(What you are asked to do):
Return nothing but the lines from the one with "Convert this chart to Plotly code." through the one with "return 1 - (p - T) / ph" in the data below, word for word and without pictures.

(Supplied data):
**********
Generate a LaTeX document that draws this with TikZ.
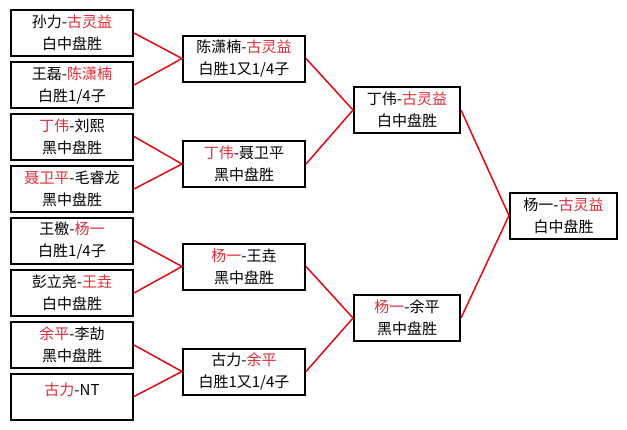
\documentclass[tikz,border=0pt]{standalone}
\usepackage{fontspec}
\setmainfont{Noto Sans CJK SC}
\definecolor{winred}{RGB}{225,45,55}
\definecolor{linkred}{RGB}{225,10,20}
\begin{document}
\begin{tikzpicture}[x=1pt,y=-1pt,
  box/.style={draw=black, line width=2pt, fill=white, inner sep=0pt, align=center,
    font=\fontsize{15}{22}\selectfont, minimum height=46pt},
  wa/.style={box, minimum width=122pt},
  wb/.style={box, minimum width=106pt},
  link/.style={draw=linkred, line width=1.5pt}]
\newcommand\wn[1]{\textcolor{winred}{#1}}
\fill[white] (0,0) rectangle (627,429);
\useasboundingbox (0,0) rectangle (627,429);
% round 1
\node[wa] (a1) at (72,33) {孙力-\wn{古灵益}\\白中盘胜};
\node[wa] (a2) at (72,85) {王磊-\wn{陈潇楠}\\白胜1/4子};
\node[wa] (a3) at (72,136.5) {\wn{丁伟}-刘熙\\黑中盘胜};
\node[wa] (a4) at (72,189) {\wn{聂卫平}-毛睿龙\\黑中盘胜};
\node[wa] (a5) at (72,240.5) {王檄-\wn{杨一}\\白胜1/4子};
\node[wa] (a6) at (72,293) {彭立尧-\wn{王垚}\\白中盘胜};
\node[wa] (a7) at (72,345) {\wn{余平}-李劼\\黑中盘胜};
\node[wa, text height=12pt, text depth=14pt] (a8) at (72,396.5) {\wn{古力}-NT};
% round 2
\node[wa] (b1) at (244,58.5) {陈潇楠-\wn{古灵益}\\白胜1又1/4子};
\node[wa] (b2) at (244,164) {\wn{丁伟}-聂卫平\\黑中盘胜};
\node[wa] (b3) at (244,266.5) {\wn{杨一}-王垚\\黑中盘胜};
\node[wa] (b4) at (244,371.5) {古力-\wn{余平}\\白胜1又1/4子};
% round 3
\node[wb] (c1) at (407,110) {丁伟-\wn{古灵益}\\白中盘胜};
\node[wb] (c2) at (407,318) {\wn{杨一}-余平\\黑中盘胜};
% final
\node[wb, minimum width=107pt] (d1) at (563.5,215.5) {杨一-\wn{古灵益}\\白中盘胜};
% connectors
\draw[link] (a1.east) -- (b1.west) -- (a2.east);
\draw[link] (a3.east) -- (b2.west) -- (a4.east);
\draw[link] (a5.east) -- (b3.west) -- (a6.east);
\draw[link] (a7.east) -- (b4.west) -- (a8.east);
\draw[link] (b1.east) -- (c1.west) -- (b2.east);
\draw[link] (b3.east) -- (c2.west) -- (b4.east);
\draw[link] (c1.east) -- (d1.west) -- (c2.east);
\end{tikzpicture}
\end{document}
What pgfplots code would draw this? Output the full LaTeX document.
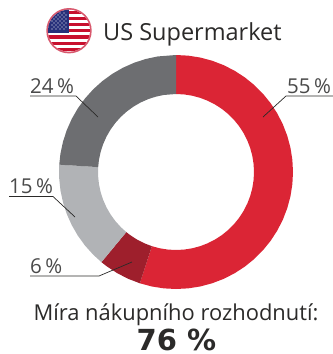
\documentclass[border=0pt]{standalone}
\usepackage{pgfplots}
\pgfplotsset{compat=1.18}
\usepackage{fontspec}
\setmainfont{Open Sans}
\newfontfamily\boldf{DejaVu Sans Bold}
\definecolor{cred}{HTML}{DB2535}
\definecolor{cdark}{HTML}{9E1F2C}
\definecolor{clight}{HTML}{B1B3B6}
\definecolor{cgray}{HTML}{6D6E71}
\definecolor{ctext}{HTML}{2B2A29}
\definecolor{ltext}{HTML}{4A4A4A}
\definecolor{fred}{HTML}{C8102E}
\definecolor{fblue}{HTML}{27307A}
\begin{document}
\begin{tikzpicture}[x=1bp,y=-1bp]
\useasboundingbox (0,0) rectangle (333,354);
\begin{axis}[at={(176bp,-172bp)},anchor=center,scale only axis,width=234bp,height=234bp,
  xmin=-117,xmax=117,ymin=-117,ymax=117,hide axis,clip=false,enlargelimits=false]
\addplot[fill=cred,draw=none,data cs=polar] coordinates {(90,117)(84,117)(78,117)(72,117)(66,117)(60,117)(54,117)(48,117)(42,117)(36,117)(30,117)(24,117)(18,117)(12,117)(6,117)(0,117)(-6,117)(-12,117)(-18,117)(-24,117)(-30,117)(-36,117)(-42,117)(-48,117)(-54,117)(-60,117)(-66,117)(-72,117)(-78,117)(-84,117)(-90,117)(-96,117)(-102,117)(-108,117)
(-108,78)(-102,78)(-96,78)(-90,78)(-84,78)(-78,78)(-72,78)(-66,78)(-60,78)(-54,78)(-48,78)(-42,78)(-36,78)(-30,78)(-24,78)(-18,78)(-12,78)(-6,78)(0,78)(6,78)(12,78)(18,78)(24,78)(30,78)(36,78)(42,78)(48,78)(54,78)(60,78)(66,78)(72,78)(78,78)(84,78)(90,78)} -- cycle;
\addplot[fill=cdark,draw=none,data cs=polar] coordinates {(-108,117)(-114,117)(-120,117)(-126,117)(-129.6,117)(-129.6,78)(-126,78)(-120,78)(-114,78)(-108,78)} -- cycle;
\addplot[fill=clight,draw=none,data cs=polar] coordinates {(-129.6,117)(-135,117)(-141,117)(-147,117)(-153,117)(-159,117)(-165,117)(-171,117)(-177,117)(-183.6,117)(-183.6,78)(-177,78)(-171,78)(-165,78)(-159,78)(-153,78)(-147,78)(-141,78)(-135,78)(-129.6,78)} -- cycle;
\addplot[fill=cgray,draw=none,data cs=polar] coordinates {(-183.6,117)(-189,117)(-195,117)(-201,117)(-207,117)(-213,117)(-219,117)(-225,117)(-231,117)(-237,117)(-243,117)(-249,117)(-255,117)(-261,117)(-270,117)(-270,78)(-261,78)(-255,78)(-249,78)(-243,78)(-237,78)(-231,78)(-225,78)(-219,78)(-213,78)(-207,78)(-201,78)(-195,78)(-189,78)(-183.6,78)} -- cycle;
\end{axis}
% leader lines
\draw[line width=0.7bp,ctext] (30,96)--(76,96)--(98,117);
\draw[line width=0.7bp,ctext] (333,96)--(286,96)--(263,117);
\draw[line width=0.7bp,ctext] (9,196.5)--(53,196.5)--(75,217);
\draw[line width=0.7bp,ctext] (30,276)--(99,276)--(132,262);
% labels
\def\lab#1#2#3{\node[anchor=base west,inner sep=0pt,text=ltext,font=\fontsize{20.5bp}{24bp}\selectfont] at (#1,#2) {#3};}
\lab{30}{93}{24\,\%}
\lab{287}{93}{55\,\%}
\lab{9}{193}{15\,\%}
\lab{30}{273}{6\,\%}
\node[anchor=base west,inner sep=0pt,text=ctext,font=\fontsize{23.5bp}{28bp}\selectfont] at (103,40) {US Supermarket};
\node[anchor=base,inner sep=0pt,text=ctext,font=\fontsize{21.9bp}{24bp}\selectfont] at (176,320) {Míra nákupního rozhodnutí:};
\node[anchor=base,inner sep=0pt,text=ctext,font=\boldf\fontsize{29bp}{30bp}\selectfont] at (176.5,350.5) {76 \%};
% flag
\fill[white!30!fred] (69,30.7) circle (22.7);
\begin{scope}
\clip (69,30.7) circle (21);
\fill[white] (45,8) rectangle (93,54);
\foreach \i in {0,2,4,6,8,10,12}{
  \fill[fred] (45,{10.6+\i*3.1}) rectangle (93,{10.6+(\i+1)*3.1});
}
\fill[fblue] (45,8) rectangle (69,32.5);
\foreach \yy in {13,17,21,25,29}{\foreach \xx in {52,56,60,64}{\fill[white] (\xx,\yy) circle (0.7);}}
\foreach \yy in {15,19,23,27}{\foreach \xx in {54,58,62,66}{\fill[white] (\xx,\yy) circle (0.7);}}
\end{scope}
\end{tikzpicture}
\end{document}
**********
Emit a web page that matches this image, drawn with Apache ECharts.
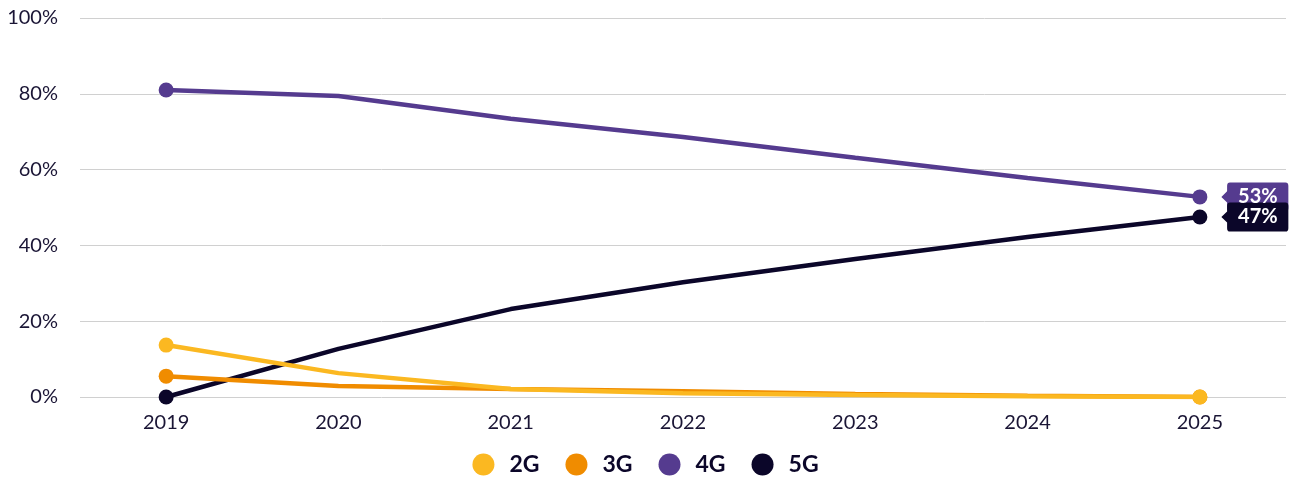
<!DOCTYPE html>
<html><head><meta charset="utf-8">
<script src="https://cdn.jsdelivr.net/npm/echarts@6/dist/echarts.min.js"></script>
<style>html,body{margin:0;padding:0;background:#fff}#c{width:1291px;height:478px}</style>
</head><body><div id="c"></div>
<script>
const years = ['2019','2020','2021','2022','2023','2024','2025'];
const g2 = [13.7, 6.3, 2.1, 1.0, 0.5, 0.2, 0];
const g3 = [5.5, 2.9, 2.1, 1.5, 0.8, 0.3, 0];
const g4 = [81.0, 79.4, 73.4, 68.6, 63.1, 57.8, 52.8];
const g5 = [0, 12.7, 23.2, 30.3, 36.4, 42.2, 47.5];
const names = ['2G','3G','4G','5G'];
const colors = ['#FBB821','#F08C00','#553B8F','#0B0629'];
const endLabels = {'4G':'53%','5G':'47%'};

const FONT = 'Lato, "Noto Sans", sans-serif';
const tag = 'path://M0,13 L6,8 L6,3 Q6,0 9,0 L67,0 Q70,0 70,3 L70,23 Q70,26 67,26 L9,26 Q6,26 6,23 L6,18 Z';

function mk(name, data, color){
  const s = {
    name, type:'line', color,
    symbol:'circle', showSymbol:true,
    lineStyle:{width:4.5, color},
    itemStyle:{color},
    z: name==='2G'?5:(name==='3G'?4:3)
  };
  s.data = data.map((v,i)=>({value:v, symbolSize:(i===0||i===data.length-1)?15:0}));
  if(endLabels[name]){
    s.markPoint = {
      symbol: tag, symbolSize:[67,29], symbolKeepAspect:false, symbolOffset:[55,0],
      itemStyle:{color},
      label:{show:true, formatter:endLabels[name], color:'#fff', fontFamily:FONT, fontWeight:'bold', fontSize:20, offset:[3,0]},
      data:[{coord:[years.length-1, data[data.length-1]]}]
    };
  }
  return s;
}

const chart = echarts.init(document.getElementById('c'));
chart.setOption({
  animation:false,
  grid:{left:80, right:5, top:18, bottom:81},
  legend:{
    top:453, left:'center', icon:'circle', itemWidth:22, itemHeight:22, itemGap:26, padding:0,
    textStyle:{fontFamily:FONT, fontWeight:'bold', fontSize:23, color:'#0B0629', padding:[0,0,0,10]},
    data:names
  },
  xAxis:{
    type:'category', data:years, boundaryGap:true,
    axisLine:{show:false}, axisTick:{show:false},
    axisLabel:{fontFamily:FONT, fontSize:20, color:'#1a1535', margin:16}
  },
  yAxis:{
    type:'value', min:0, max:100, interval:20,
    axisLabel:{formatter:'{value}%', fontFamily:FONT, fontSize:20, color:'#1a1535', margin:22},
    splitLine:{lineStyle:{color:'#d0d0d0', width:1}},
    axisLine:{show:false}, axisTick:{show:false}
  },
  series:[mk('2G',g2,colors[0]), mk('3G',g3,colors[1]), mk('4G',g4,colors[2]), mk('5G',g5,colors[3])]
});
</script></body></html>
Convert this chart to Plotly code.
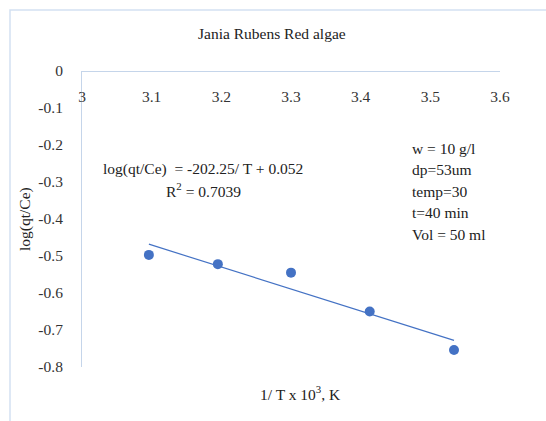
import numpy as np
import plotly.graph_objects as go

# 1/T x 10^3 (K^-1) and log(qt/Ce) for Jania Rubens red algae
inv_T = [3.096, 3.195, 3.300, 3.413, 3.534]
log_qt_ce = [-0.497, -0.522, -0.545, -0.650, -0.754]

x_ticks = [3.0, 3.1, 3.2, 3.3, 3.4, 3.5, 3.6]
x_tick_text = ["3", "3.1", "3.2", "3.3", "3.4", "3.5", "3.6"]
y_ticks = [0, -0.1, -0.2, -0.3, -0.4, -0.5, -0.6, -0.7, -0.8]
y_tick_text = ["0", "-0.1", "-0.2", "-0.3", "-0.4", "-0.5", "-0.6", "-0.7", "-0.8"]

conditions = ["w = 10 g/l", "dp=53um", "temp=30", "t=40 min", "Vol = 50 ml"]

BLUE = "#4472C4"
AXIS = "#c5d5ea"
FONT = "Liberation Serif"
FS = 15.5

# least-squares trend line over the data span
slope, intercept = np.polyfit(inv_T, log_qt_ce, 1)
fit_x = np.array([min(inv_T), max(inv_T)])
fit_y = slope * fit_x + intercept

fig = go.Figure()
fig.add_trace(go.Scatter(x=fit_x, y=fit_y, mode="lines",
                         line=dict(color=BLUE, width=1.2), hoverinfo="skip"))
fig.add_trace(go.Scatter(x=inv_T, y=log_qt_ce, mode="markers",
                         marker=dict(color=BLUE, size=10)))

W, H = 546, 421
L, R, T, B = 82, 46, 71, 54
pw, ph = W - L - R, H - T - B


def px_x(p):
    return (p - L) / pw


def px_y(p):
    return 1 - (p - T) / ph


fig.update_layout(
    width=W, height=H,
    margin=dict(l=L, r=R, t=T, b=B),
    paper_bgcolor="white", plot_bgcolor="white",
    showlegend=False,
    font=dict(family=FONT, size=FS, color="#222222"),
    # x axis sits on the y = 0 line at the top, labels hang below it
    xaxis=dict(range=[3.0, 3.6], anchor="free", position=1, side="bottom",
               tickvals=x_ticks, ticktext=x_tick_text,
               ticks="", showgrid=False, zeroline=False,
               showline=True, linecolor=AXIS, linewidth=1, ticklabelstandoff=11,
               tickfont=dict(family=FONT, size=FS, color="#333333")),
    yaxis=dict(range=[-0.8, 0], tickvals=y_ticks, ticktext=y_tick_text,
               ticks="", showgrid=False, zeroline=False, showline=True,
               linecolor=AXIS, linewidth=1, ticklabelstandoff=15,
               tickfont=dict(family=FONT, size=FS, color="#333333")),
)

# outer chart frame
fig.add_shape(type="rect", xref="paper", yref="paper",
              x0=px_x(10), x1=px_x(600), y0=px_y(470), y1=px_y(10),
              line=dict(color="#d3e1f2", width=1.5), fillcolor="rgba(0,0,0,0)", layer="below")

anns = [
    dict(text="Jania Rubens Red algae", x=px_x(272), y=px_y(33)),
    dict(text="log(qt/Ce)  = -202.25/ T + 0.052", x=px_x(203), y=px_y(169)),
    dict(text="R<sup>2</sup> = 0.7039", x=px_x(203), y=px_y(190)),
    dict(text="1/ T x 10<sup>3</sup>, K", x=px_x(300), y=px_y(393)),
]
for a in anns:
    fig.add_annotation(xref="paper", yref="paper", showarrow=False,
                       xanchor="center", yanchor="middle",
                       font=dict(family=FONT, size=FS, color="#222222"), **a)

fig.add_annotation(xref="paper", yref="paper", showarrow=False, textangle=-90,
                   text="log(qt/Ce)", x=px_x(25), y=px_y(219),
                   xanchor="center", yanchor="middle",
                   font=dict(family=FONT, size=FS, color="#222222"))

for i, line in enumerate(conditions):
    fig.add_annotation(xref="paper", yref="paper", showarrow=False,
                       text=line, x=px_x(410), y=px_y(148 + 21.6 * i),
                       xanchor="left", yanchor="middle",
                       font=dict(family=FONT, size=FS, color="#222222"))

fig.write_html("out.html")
**********
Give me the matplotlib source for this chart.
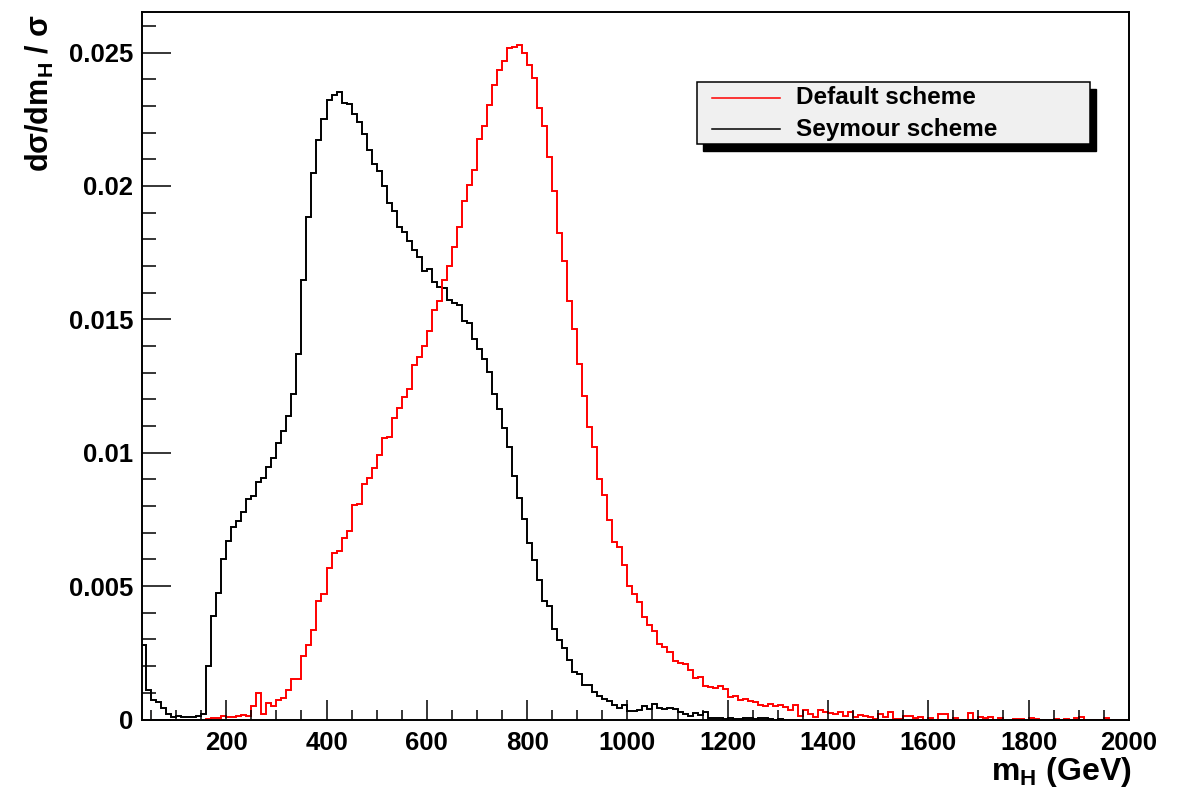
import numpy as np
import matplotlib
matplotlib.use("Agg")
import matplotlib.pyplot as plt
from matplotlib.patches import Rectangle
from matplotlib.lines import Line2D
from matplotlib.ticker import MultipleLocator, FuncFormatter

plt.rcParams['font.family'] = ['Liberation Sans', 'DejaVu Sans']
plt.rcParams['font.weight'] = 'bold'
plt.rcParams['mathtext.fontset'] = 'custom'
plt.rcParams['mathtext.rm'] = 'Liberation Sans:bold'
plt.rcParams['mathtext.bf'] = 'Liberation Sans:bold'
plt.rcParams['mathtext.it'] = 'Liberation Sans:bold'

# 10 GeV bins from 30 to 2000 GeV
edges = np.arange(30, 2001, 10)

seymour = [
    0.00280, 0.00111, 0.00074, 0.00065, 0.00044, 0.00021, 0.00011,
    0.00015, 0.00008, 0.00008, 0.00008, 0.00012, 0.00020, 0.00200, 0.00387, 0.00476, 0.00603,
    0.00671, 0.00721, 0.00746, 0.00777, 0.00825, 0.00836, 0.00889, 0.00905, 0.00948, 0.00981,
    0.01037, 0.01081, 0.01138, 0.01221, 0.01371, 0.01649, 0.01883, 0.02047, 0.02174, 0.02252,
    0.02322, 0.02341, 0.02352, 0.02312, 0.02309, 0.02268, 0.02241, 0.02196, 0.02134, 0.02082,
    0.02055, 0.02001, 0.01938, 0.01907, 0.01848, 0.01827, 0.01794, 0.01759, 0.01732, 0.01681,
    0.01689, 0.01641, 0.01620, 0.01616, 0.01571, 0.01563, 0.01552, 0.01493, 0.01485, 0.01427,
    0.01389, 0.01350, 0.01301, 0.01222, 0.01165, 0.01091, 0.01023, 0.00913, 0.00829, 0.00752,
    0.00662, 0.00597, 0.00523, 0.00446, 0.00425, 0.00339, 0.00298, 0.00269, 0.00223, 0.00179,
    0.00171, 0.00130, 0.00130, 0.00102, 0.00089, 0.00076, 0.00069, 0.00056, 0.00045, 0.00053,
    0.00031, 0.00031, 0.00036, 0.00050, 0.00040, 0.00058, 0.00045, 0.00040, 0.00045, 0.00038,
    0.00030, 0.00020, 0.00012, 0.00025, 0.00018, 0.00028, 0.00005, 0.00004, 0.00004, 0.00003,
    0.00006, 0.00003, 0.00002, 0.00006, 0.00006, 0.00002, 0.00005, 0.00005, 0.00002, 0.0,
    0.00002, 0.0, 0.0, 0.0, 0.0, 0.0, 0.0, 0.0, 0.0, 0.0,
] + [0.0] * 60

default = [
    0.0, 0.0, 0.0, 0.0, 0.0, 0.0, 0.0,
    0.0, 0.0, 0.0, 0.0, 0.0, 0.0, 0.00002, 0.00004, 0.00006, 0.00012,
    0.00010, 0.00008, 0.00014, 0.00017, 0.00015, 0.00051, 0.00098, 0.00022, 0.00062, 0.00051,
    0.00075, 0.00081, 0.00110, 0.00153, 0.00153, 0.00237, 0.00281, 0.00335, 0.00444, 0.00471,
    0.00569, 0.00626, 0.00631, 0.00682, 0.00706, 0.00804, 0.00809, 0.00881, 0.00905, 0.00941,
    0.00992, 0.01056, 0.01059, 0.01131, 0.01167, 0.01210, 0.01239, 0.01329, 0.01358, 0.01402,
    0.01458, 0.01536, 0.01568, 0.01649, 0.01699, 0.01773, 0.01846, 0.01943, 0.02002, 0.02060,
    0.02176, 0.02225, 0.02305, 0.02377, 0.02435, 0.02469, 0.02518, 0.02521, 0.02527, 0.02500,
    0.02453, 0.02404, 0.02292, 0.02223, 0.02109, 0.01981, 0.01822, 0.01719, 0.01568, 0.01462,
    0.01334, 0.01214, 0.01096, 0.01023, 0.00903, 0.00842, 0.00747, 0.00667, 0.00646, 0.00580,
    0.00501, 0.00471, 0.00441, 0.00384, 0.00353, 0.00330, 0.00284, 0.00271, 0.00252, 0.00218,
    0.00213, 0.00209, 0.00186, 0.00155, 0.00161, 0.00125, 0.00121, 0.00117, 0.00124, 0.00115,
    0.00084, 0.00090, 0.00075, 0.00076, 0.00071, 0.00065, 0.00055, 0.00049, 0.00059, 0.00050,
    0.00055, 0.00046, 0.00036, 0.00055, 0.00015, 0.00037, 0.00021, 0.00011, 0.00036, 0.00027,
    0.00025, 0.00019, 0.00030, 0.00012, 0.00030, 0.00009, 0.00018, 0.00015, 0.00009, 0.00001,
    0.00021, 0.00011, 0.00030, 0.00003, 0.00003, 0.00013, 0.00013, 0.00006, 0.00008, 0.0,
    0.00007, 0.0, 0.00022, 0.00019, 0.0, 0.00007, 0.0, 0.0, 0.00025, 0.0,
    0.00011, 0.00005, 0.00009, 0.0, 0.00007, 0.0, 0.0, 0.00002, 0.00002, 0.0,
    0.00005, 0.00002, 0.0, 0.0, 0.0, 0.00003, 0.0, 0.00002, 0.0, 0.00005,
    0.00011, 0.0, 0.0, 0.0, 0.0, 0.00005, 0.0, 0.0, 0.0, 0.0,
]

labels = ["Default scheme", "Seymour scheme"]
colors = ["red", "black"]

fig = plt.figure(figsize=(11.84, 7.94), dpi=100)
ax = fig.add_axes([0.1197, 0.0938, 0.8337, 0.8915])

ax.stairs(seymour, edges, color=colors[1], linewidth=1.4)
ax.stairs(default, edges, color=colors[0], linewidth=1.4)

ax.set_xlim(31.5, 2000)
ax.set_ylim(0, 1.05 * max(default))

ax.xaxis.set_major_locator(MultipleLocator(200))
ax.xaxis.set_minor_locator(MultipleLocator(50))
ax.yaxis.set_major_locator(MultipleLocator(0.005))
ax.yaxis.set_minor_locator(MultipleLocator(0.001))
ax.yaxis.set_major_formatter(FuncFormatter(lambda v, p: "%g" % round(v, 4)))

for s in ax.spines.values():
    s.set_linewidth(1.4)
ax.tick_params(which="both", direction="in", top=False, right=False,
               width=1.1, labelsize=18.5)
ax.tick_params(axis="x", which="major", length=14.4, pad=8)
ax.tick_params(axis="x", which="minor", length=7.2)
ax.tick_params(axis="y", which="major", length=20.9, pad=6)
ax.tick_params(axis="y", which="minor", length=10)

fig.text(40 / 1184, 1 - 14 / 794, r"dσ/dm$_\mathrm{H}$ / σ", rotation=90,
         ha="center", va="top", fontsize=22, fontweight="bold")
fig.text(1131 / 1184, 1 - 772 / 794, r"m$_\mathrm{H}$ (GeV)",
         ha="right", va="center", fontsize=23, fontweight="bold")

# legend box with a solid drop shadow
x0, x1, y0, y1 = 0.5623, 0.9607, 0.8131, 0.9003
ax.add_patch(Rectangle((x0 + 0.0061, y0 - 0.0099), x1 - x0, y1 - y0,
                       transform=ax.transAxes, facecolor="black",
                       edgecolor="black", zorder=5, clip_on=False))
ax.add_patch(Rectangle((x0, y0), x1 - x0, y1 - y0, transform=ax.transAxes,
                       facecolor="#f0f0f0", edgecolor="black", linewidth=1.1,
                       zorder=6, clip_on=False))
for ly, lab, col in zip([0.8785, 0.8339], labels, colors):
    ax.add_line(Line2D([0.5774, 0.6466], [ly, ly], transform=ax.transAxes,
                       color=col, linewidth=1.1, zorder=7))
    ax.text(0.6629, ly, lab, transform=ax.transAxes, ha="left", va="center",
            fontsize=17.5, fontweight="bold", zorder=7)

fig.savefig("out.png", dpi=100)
**********
(Final result):
Convert this chart to Plotly code.
import numpy as np
import plotly.graph_objects as go

# 1/T x 10^3 (K^-1) and log(qt/Ce) for Jania Rubens red algae
inv_T = [3.096, 3.195, 3.300, 3.413, 3.534]
log_qt_ce = [-0.497, -0.522, -0.545, -0.650, -0.754]

x_ticks = [3.0, 3.1, 3.2, 3.3, 3.4, 3.5, 3.6]
x_tick_text = ["3", "3.1", "3.2", "3.3", "3.4", "3.5", "3.6"]
y_ticks = [0, -0.1, -0.2, -0.3, -0.4, -0.5, -0.6, -0.7, -0.8]
y_tick_text = ["0", "-0.1", "-0.2", "-0.3", "-0.4", "-0.5", "-0.6", "-0.7", "-0.8"]

conditions = ["w = 10 g/l", "dp=53um", "temp=30", "t=40 min", "Vol = 50 ml"]

BLUE = "#4472C4"
AXIS = "#c5d5ea"
FONT = "Liberation Serif"
FS = 15.5

# least-squares trend line over the data span
slope, intercept = np.polyfit(inv_T, log_qt_ce, 1)
fit_x = np.array([min(inv_T), max(inv_T)])
fit_y = slope * fit_x + intercept

fig = go.Figure()
fig.add_trace(go.Scatter(x=fit_x, y=fit_y, mode="lines",
                         line=dict(color=BLUE, width=1.2), hoverinfo="skip"))
fig.add_trace(go.Scatter(x=inv_T, y=log_qt_ce, mode="markers",
                         marker=dict(color=BLUE, size=10)))

W, H = 546, 421
L, R, T, B = 82, 46, 71, 54
pw, ph = W - L - R, H - T - B


def px_x(p):
    return (p - L) / pw


def px_y(p):
    return 1 - (p - T) / ph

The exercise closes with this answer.